Mientras la Unión Europea se recupera del infarto, tras el susto francés de las presidenciales, la victoria del centrismo proeuropeo y la derrota de las posiciones populistas, en España seguimos en esta extraña éxtasis donde casi todo está pendiente de que pase algo. Es esa situación en la que no muere lo que tiene que morir y no nace lo que tiene que nacer. El PP se enfrenta al inesperado desgaste de nuevo escándalos, al que echaron la cabeza de Aguirre en la esperanza inútil -nunca mejor dicho- de calmar a las fieras, sin saber que la degollina iba a seguir con Cifuentes y seguirá in crescendo hasta lamer los tobillos del propio e inmarchitable Rajoy. Y por otro lado, tenemos un PSOE aturdido que desembarca hoy en no en el fin del principio sino, tal vez, en el principio del fin. Mañana se sabrá el nombre del nuevo secretario general del PSOE, aunque tal vez sea mucho más importante preguntarse si tendrá un partido que dirigir.

Las fuerzas del viejo sistema yacen boqueando como un pez fuera del agua.

La socialdemocracia europea está descascarillada por el auge de una izquierda populista que vive del oportunismo. La crisis ha pasado un factura muy costosa a los moderados. Y de nada vale que el ejemplo de Grecia haya demostrado que los que ofrecen soluciones fáciles a problemas complejos son, en realidad, vendedores de crecepelo. En España, el verdadero problema del PSOE no es su partido antagónico -el PP-, sino la ominosa presencia de Podemos, un partido que amenaza desde la "izquierda verdadera" con devorar los restos del socialismo. Pese a lo que parece, no es un problema intestino: es un hecho probable cuyo impacto alcanza a toda la sociedad.

Tal vez sea bueno recordar que el verdadero cambio de este país se produjo a partir de 1982 con el primer Gobierno socialista de Felipe González. Los que hoy reescriben la transición desde un sillón de orejas y una democracia de botellines, no vivieron el ruido de sables de los cuarteles, ni le temblaron las canillas con el conato de golpe de estado del 81. Por eso desprecian la transición ninguneando a quienes desde un lado y del otro fueron capaces de hacer un viaje de pacífica coexistencia tras un régimen dictatorial de cuarenta años que aún tenía millones de felices adeptos entre la ciudadanía. Cuando los socialistas llegaron al poder, tras el último Gobierno de Calvo Sotelo, al país entero le entró un jamacuco. Los rojos habían llegado. Tuvieron que pasar algunos años para comprobar que fue la mejor noticia. La gente vio que aquellos tipos con chaqueta de pana eran en realidad gente sensata y con las cabezas mejor amuebladas del momento.

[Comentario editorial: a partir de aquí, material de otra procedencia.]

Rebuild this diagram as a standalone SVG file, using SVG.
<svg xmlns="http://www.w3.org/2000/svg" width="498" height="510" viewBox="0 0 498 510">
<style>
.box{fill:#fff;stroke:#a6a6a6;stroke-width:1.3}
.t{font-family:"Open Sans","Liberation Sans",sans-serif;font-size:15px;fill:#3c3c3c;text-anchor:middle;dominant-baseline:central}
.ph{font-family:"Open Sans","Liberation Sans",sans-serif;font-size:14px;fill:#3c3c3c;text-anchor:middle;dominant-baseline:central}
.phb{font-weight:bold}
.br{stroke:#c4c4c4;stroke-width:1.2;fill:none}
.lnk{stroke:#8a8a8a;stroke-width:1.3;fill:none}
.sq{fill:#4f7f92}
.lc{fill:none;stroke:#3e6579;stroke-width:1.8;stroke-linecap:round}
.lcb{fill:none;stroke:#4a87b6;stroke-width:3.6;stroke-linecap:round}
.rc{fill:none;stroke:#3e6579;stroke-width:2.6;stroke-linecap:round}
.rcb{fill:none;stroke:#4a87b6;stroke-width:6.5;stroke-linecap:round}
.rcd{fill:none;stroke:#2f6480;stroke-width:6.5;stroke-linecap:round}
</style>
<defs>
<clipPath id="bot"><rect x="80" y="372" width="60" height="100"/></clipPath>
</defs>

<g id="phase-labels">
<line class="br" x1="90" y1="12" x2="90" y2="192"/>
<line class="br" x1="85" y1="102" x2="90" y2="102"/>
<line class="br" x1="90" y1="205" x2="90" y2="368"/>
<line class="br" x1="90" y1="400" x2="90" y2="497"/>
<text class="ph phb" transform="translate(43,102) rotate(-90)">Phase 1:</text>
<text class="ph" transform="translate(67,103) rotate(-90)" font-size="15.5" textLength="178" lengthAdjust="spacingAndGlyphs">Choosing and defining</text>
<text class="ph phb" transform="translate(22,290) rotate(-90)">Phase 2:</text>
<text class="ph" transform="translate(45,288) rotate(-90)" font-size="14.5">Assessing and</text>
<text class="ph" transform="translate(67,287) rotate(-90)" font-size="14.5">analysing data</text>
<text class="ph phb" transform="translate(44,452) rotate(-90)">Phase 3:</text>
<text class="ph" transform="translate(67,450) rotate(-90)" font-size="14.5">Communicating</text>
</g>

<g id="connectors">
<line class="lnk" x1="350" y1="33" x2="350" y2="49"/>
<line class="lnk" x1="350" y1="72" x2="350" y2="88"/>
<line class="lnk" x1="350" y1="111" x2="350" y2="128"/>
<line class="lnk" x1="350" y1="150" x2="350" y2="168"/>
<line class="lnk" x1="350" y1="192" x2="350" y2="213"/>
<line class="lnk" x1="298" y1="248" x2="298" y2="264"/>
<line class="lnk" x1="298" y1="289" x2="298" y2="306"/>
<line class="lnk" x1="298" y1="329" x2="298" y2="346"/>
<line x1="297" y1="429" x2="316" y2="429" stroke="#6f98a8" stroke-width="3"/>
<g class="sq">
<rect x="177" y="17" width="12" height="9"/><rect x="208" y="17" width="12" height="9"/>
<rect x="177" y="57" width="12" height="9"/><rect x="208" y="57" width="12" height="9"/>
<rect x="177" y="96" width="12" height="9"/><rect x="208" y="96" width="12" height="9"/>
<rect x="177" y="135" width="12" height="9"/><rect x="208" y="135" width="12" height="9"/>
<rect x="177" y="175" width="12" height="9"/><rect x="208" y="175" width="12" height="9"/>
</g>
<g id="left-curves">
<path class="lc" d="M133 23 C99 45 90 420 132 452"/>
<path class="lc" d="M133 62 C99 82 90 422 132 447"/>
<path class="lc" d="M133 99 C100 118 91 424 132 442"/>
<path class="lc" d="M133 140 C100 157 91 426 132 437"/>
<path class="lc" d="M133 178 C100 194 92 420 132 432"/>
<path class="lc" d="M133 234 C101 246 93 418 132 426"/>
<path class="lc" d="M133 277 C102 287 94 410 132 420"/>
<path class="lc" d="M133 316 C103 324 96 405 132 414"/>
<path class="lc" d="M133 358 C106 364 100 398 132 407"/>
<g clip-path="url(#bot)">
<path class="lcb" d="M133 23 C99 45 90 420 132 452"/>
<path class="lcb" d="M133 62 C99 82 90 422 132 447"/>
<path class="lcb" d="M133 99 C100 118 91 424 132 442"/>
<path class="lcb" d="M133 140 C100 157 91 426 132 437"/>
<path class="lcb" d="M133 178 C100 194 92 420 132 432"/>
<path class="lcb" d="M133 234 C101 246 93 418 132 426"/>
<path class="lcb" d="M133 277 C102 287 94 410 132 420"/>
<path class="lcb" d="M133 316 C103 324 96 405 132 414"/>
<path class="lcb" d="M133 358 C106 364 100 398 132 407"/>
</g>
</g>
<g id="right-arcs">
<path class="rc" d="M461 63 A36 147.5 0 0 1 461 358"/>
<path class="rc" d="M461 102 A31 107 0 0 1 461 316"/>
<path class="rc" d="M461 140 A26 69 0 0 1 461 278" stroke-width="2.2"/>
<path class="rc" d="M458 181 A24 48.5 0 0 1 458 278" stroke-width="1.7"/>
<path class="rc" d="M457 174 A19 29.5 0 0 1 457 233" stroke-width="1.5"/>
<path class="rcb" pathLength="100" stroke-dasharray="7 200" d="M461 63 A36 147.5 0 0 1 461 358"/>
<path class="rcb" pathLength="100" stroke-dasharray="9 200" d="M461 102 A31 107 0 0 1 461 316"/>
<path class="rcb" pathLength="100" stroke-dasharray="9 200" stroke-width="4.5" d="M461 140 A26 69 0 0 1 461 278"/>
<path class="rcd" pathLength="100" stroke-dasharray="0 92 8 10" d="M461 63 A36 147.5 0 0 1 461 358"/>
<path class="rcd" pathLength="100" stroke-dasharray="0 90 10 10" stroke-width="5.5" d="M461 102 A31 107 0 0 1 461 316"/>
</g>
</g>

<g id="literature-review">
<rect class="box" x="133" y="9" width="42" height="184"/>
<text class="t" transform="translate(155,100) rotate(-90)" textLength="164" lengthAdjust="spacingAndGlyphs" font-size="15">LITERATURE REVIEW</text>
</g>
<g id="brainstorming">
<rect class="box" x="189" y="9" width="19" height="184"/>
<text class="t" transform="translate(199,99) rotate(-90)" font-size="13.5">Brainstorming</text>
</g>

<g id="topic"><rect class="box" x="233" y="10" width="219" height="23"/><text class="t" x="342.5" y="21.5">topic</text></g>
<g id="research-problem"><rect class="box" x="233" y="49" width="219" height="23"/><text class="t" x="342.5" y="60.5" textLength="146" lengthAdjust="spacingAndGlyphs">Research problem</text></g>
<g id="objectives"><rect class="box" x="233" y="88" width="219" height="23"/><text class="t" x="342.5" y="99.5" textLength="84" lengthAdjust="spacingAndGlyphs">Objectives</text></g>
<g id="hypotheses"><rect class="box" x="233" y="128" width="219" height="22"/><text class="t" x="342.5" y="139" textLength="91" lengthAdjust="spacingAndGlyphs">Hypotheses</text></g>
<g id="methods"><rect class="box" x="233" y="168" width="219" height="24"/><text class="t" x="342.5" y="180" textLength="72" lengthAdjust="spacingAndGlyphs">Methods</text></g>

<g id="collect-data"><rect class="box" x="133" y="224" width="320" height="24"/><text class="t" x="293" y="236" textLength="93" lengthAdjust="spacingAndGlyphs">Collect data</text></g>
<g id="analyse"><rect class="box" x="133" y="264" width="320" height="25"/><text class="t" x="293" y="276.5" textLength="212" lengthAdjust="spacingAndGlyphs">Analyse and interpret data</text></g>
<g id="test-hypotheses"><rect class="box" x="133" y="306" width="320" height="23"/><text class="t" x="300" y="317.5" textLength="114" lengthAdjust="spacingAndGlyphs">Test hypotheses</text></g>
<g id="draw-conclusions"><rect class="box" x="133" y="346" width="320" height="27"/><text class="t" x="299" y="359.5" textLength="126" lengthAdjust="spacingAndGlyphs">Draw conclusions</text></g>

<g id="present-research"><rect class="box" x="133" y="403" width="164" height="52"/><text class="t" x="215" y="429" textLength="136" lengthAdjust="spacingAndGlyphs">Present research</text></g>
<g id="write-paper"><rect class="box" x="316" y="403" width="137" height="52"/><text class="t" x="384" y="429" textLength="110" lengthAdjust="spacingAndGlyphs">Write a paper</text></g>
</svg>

No voy a recordarles las cosas que hicieron los socialistas, pero le dieron la vuelta al país como a un calcetín. Como diría aquel Alfonso Guerra, dejaron a España que no la reconocía ni la madre que la parió. Se equivocaron en algunas cosas y acertaron en otras muchas. Nos metieron con los restantes países europeos en la defensa y en la economía, transformaron sectores obsoletos, impulsaron reformas sociales y consolidaron las libertades y un estado de bienestar. Fue un milagro tan grande como la propia transición.

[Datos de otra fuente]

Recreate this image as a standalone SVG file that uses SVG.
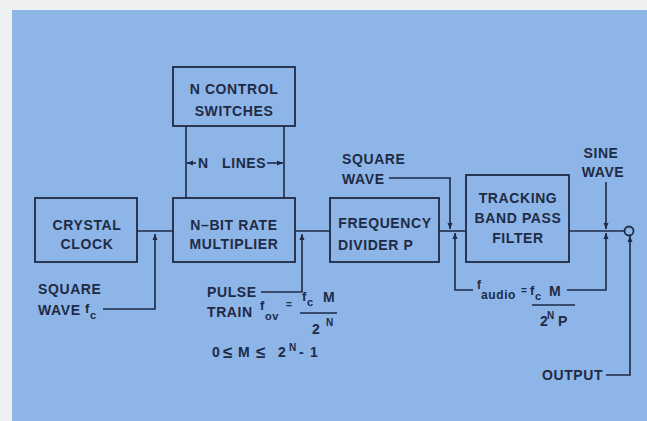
<svg xmlns="http://www.w3.org/2000/svg" width="647" height="421" viewBox="0 0 647 421">
<style>
.bg{fill:#8db5e8}
.box{fill:none;stroke:#1f2a44;stroke-width:1.8}
.ln{fill:none;stroke:#1f2a44;stroke-width:1.6}
text{font-family:"Liberation Sans",Arial,sans-serif;font-weight:bold;font-size:14px;fill:#1f2a44;letter-spacing:0.6px}
.c{text-anchor:middle}
.s{font-size:11px}
.sup{font-size:10px}
.le{font-size:17px}
</style>
<defs>
<marker id="ah" markerWidth="6" markerHeight="6" refX="6" refY="3" orient="auto" markerUnits="userSpaceOnUse">
<path d="M0,0.5 L6,3 L0,5.5 Z" fill="#1f2a44"/>
</marker>
</defs>
<rect x="0" y="0" width="647" height="421" fill="#eef0f2"/>
<rect class="bg" x="12" y="10" width="635" height="411"/>

<g id="switches">
<rect class="box" x="173" y="67" width="122" height="59"/>
<text class="c" x="234" y="94">N  CONTROL</text>
<text class="c" x="234" y="116">SWITCHES</text>
</g>
<g id="crystal">
<rect class="box" x="35" y="198" width="102" height="64"/>
<text class="c" x="87" y="230">CRYSTAL</text>
<text class="c" x="87" y="249">CLOCK</text>
</g>
<g id="multiplier">
<rect class="box" x="173" y="198" width="122" height="64"/>
<text class="c" x="234" y="230">N–BIT RATE</text>
<text class="c" x="234" y="249">MULTIPLIER</text>
</g>
<g id="divider">
<rect class="box" x="330" y="198" width="109" height="64"/>
<text class="c" x="385" y="228">FREQUENCY</text>
<text x="338" y="250">DIVIDER  P</text>
</g>
<g id="filter">
<rect class="box" x="466" y="175" width="103" height="87"/>
<text class="c" x="518" y="203">TRACKING</text>
<text class="c" x="518" y="223">BAND PASS</text>
<text class="c" x="518" y="243">FILTER</text>
</g>
<g id="output">
<circle cx="629" cy="231" r="4.5" fill="none" stroke="#1f2a44" stroke-width="1.8"/>
</g>

<g id="connectors">
<line class="ln" x1="186" y1="126" x2="186" y2="198"/>
<line class="ln" x1="284" y1="126" x2="284" y2="198"/>
<line class="ln" x1="196" y1="163" x2="187" y2="163" marker-end="url(#ah)"/>
<line class="ln" x1="267" y1="163" x2="283" y2="163" marker-end="url(#ah)"/>
<line class="ln" x1="137" y1="231" x2="173" y2="231"/>
<line class="ln" x1="295" y1="231" x2="330" y2="231"/>
<line class="ln" x1="439" y1="231" x2="466" y2="231"/>
<line class="ln" x1="569" y1="231" x2="624.5" y2="231"/>
<polyline class="ln" points="103,309 155,309 155,234" marker-end="url(#ah)"/>
<polyline class="ln" points="261,292 302,292 302,234" marker-end="url(#ah)"/>
<polyline class="ln" points="389,178 450,178 450,229" marker-end="url(#ah)"/>
<polyline class="ln" points="473,290 455,290 455,233" marker-end="url(#ah)"/>
<line class="ln" x1="606" y1="182" x2="606" y2="229" marker-end="url(#ah)"/>
<polyline class="ln" points="567,290 606,290 606,233" marker-end="url(#ah)"/>
<polyline class="ln" points="606,375 630,375 630,236" marker-end="url(#ah)"/>
<line class="ln" x1="300" y1="313" x2="337" y2="313"/>
<line class="ln" x1="532" y1="305" x2="575" y2="305"/>
</g>

<g id="labels">
<text x="198" y="168">N</text>
<text x="222" y="168">LINES</text>
<text x="38" y="294">SQUARE</text>
<text x="38" y="315">WAVE</text>
<text x="85" y="313" style="font-size:13px">f</text>
<text class="s" x="90" y="319">c</text>
<text x="207" y="297">PULSE</text>
<text x="207" y="317">TRAIN</text>
<text x="260" y="310" style="font-size:13px">f</text>
<text class="s" x="265" y="320">ov</text>
<text class="sup" x="286" y="308">=</text>
<text x="302" y="301" style="font-size:13px">f</text>
<text class="s" x="307" y="306">c</text>
<text x="323" y="302">M</text>
<text x="312" y="334">2</text>
<text class="sup" x="326" y="326">N</text>
<text x="212" y="357">0</text>
<text class="le" x="223" y="358">≤</text>
<text x="238" y="357">M</text>
<text class="le" x="256" y="358">≤</text>
<text x="278" y="357">2</text>
<text class="sup" x="289" y="351">N</text>
<text x="299" y="357">-</text>
<text x="310" y="357">1</text>
<text x="342" y="164">SQUARE</text>
<text x="342" y="184">WAVE</text>
<text class="c" x="601" y="158">SINE</text>
<text class="c" x="603" y="177">WAVE</text>
<text x="477" y="289" style="font-size:12px">f</text>
<text x="481" y="299" style="font-size:12px">audio</text>
<text class="sup" x="521" y="294">=</text>
<text x="530" y="295" style="font-size:13px">f</text>
<text class="s" x="535" y="300">c</text>
<text x="549" y="296">M</text>
<text x="540" y="326">2</text>
<text class="sup" x="547" y="319">N</text>
<text x="558" y="326">P</text>
<text x="542" y="380">OUTPUT</text>
</g>
</svg>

Los años de la crisis económica han despertado de las catacumbas a los defensores de un Estado todopoderoso y unos ciudadanos concebidos como simple tornillería. Dicen que el libre mercado es perverso porque hace a los ricos más ricos y más pobres a los pobres. Los poderosos lo manipulan todo y gobiernan en la sombra. Y dos huevos duros. El conflicto ya no es de izquierdas y derechas sino de demócratas y populistas. Los primeros visten los andrajos de la responsabilidad de haber apechugado con la crisis de la deuda, el hundimiento económico, la crisis bancaria... Y los segundos han crecido por toda Europa desde la xenofobia laboral, la exaltación del nacionalismo laboral, la aversión a la inmigración o las promesas de un paraíso social donde todo el mundo tendrá un sueldo del Estado por el hecho mismo de haber nacido ciudadano, sin que quede claro quién es el primo que lo va a pagar.

Que se hunda el PSOE devorado por su izquierda será una mala noticia para este país. Pero es algo que puede ocurrir. Este lunes podemos asistir a la quiebra de un partido histórico, escindido irremediablemente en dos bandos antagónicos. Pablo Iglesias (Turrión), está sentado en el trono de hierro de lo que sería la única alternativa posible al Partido Popular. Con lo que después de un largo viaje volveríamos al punto de partida: un sistema de alternancia política. De Cánovas y Sagasta a Cánovas y Pablo. El bipartidismo ha muerto, ¡viva el bipartidismo! ¿Y para ese viaje tantas alforjas?